What is interesting is that comparing the author in the dialogues of IV Ezra with the writings of Paul, Sanders does not see an agreement with the “Paul’s pessimism concern life in ‘the flesh.’ Sanders, 546) The Qumran is compared to the writings of Paul where in the Qumran “the weakness of sinful flesh is not a power out of the hands of the elect.” In comparison to Paul, “on the matter of sin, the ideas are fundamentally different.” (Sanders, 547) The differences have to do with Judaism atoning for transgressions—not death. Sanders goes into to explain, “However close the feeling of corporate unity with Judaism there are no expressions parallel to Paul’s statement that Christians become one person in Christ…the body of Christ is not analogous to Israel.”(Ibid.) It’s clear from Sanders that Paul’s teaching is something innovative and must be separated from the lens of 1st century Palestinian Judaism.

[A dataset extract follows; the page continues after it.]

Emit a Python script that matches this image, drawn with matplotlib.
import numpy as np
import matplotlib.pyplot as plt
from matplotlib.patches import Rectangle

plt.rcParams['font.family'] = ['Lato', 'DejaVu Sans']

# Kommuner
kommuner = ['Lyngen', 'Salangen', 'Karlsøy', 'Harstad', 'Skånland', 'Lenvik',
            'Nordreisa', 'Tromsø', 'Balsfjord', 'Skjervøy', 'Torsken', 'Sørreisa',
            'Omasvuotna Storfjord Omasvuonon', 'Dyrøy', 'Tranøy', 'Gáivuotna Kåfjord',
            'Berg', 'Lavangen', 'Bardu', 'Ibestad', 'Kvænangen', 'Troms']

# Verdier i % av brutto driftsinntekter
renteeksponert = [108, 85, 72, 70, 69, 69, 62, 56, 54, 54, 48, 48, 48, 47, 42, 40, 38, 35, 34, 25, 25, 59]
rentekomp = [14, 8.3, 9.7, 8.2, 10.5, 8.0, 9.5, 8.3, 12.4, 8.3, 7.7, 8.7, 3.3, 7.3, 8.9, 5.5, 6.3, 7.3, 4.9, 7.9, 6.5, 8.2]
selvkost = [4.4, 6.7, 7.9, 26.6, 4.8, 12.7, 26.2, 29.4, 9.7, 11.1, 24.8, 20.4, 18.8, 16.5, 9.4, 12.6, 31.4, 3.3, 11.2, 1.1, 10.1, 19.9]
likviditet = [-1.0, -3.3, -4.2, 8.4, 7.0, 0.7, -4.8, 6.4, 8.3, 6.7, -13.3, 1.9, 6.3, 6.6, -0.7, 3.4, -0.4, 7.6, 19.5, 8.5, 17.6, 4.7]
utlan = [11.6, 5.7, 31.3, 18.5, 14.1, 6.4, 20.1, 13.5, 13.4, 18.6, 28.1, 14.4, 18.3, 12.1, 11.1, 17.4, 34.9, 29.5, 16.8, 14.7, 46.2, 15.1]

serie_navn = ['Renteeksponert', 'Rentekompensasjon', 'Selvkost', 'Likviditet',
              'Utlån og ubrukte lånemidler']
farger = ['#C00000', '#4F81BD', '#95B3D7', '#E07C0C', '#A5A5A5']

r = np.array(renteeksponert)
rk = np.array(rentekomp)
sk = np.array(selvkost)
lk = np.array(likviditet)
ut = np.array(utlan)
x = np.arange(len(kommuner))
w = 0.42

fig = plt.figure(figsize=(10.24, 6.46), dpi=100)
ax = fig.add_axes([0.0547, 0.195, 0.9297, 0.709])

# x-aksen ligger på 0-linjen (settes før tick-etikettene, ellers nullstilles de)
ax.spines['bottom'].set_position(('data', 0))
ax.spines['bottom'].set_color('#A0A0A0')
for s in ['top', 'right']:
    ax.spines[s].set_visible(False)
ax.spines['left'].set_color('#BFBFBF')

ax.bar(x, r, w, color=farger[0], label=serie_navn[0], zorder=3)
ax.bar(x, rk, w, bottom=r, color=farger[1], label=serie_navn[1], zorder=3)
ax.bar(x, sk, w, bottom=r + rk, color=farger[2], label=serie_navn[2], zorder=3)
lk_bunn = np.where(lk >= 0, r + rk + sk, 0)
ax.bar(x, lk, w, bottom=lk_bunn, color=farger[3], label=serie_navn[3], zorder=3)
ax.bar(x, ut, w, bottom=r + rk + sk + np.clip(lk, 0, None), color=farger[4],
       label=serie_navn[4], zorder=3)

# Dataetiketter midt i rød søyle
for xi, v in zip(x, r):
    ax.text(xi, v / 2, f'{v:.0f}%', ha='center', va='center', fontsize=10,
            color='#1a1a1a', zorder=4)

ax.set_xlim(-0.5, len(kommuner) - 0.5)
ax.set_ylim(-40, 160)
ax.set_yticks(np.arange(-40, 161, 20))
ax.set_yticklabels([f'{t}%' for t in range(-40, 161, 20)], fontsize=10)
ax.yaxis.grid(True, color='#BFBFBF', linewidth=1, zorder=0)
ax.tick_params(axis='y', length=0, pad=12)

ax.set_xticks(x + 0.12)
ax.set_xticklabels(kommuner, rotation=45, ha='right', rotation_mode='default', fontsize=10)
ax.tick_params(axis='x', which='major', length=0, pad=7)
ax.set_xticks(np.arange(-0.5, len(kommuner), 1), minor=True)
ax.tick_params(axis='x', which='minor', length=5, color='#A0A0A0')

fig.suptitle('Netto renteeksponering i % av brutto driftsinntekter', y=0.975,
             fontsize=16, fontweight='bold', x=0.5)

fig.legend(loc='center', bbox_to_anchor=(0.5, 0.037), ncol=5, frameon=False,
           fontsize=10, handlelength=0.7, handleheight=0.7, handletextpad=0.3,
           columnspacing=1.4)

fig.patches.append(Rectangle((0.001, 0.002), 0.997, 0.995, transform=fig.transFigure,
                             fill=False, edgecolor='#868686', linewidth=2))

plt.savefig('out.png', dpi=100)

Finally, Sanders concludes, “This in all essential points—the meaning of ‘righteousness, the role of repentance, the nature of sin, the nature of the saved ‘group,’ and most importantly, the necessity of transferring from the damned to the saved—Paul’s thought can be sharply distinguished from anything to be found in Palestinian Judaism. (Sanders, 548).
The importance of Sander’s work is the understanding that one cannot simply use Judaism to jump over Jesus Christ and St. Paul in an attempt to abrogate central doctrines of orthodox Christian teaching because they find disagreement with them for whatever reasons. As I discussed with Nicholas, Augustine did not originate the idea of sinful flesh that is transmitted to every human. The idea is very much in the writings of Paul that Augustine plainly put into terminology. Judaism cannot be used in a manner to reinterpret what Paul really meant against Augustine because the idea originated in Paul’s own work, thus Divine Revelation of Holy Scripture, that made the separation from Judaism.
 Augustine, and John K. Ryan. The Confessions of St. Augustine. (New York: Image Books, 2014), 28.
 Dr. Jonathan Yates, “Augustine and Genesis 3” Confessions Version 2.1.4 Villanova University.
 Augustine of Hippo, “A Treatise on Nature and Grace,” in Saint Augustin: Anti-Pelagian Writings, ed. Philip Schaff, trans. Peter Holmes, vol. 5, A Select Library of the Nicene and Post-Nicene Fathers of the Christian Church, First Series (New York: Christian Literature Company, 1887), 123.